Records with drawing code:
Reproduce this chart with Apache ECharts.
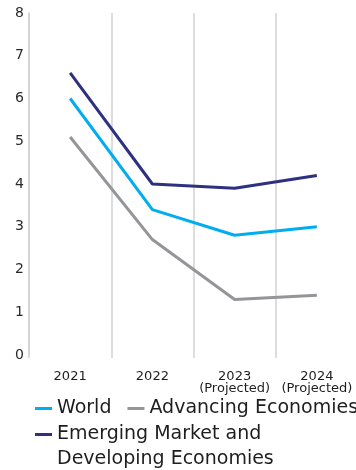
<!DOCTYPE html>
<html>
<head>
<meta charset="utf-8">
<script src="https://cdn.jsdelivr.net/npm/echarts@6/dist/echarts.min.js"></script>
<style>
  html, body { margin: 0; padding: 0; background: #fff; }
  #chart { width: 356px; height: 470px; }
</style>
</head>
<body>
<div id="chart"></div>
<script>
// Real GDP growth (%), by year
const years = ['2021', '2022', '2023\n(Projected)', '2024\n(Projected)'];
const world = [6.0, 3.4, 2.8, 3.0];
const advancing = [5.1, 2.7, 1.3, 1.4];
const emerging = [6.6, 4.0, 3.9, 4.2];
const yTicks = [0, 1, 2, 3, 4, 5, 6, 7, 8];

const seriesNames = ['World', 'Advancing Economies', 'Emerging Market and\nDeveloping Economies'];
const colors = ['#00aeef', '#939598', '#2e3180'];
const FONT = '"DejaVu Sans", sans-serif';
const GRID_COLOR = '#d2d2d2';

const legendCommon = {
  left: 35,
  orient: 'horizontal',
  padding: 0,
  itemWidth: 17,
  itemHeight: 3,
  itemGap: 16,
  icon: 'rect',
  selectedMode: false,
  textStyle: { color: '#1e1e1e', fontFamily: FONT, fontSize: 19, lineHeight: 25 }
};

const chart = echarts.init(document.getElementById('chart'), null, { renderer: 'canvas' });

chart.setOption({
  animation: false,
  color: colors,
  grid: { left: 29, top: 13, width: 329, height: 342, containLabel: false, outerBoundsMode: 'none' },
  xAxis: {
    type: 'category',
    data: years,
    boundaryGap: true,
    axisLine: { show: false },
    axisTick: { show: true, length: 3, lineStyle: { color: GRID_COLOR, width: 1.5 } },
    splitLine: { show: true, lineStyle: { color: GRID_COLOR, width: 1.5 } },
    axisLabel: {
      color: '#1e1e1e',
      fontFamily: FONT,
      fontSize: 13,
      lineHeight: 12,
      margin: 16,
      interval: 0
    }
  },
  yAxis: {
    type: 'value',
    min: yTicks[0],
    max: yTicks[yTicks.length - 1],
    interval: 1,
    axisLine: { show: true, lineStyle: { color: GRID_COLOR, width: 1.5 } },
    axisTick: { show: false },
    splitLine: { show: false },
    axisLabel: {
      color: '#2a2a2a',
      fontFamily: FONT,
      fontSize: 14,
      margin: 5
    }
  },
  legend: [
    Object.assign({}, legendCommon, {
      top: 396,
      width: 330,
      data: [seriesNames[0], seriesNames[1]]
    }),
    // second row: icon sits beside the first line of the wrapped name
    Object.assign({}, legendCommon, {
      top: 397,
      data: [seriesNames[2]],
      formatter: name => '\n' + name
    })
  ],
  series: [
    { name: seriesNames[0], type: 'line', data: world },
    { name: seriesNames[1], type: 'line', data: advancing },
    { name: seriesNames[2], type: 'line', data: emerging }
  ].map(s => Object.assign(s, {
    symbol: 'none',
    lineStyle: { width: 3 },
    emphasis: { disabled: true }
  }))
});
</script>
</body>
</html>
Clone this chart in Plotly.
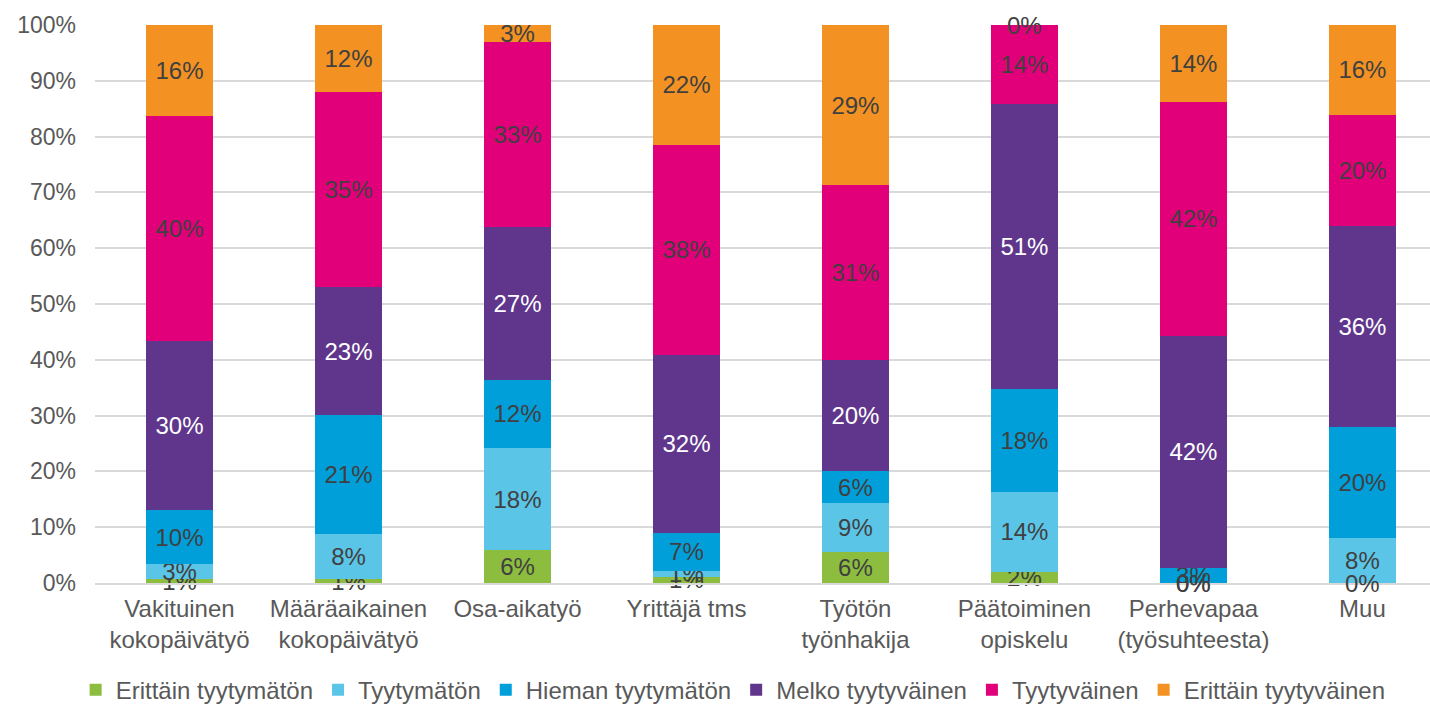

Your goal: Your copy should repeat each entry above exactly but contain no pictures.

Reply to the exercise:
Reproduce this chart with Apache ECharts.
<!DOCTYPE html>
<html>
<head>
<meta charset="utf-8">
<script src="https://cdn.jsdelivr.net/npm/echarts@6/dist/echarts.min.js"></script>
<style>
  html, body { margin: 0; padding: 0; background: #fff; }
  #chart { width: 356px; height: 470px; }
</style>
</head>
<body>
<div id="chart"></div>
<script>
// Real GDP growth (%), by year
const years = ['2021', '2022', '2023\n(Projected)', '2024\n(Projected)'];
const world = [6.0, 3.4, 2.8, 3.0];
const advancing = [5.1, 2.7, 1.3, 1.4];
const emerging = [6.6, 4.0, 3.9, 4.2];
const yTicks = [0, 1, 2, 3, 4, 5, 6, 7, 8];

const seriesNames = ['World', 'Advancing Economies', 'Emerging Market and\nDeveloping Economies'];
const colors = ['#00aeef', '#939598', '#2e3180'];
const FONT = '"DejaVu Sans", sans-serif';
const GRID_COLOR = '#d2d2d2';

const legendCommon = {
  left: 35,
  orient: 'horizontal',
  padding: 0,
  itemWidth: 17,
  itemHeight: 3,
  itemGap: 16,
  icon: 'rect',
  selectedMode: false,
  textStyle: { color: '#1e1e1e', fontFamily: FONT, fontSize: 19, lineHeight: 25 }
};

const chart = echarts.init(document.getElementById('chart'), null, { renderer: 'canvas' });

chart.setOption({
  animation: false,
  color: colors,
  grid: { left: 29, top: 13, width: 329, height: 342, containLabel: false, outerBoundsMode: 'none' },
  xAxis: {
    type: 'category',
    data: years,
    boundaryGap: true,
    axisLine: { show: false },
    axisTick: { show: true, length: 3, lineStyle: { color: GRID_COLOR, width: 1.5 } },
    splitLine: { show: true, lineStyle: { color: GRID_COLOR, width: 1.5 } },
    axisLabel: {
      color: '#1e1e1e',
      fontFamily: FONT,
      fontSize: 13,
      lineHeight: 12,
      margin: 16,
      interval: 0
    }
  },
  yAxis: {
    type: 'value',
    min: yTicks[0],
    max: yTicks[yTicks.length - 1],
    interval: 1,
    axisLine: { show: true, lineStyle: { color: GRID_COLOR, width: 1.5 } },
    axisTick: { show: false },
    splitLine: { show: false },
    axisLabel: {
      color: '#2a2a2a',
      fontFamily: FONT,
      fontSize: 14,
      margin: 5
    }
  },
  legend: [
    Object.assign({}, legendCommon, {
      top: 396,
      width: 330,
      data: [seriesNames[0], seriesNames[1]]
    }),
    // second row: icon sits beside the first line of the wrapped name
    Object.assign({}, legendCommon, {
      top: 397,
      data: [seriesNames[2]],
      formatter: name => '\n' + name
    })
  ],
  series: [
    { name: seriesNames[0], type: 'line', data: world },
    { name: seriesNames[1], type: 'line', data: advancing },
    { name: seriesNames[2], type: 'line', data: emerging }
  ].map(s => Object.assign(s, {
    symbol: 'none',
    lineStyle: { width: 3 },
    emphasis: { disabled: true }
  }))
});
</script>
</body>
</html>
Clone this chart in Plotly.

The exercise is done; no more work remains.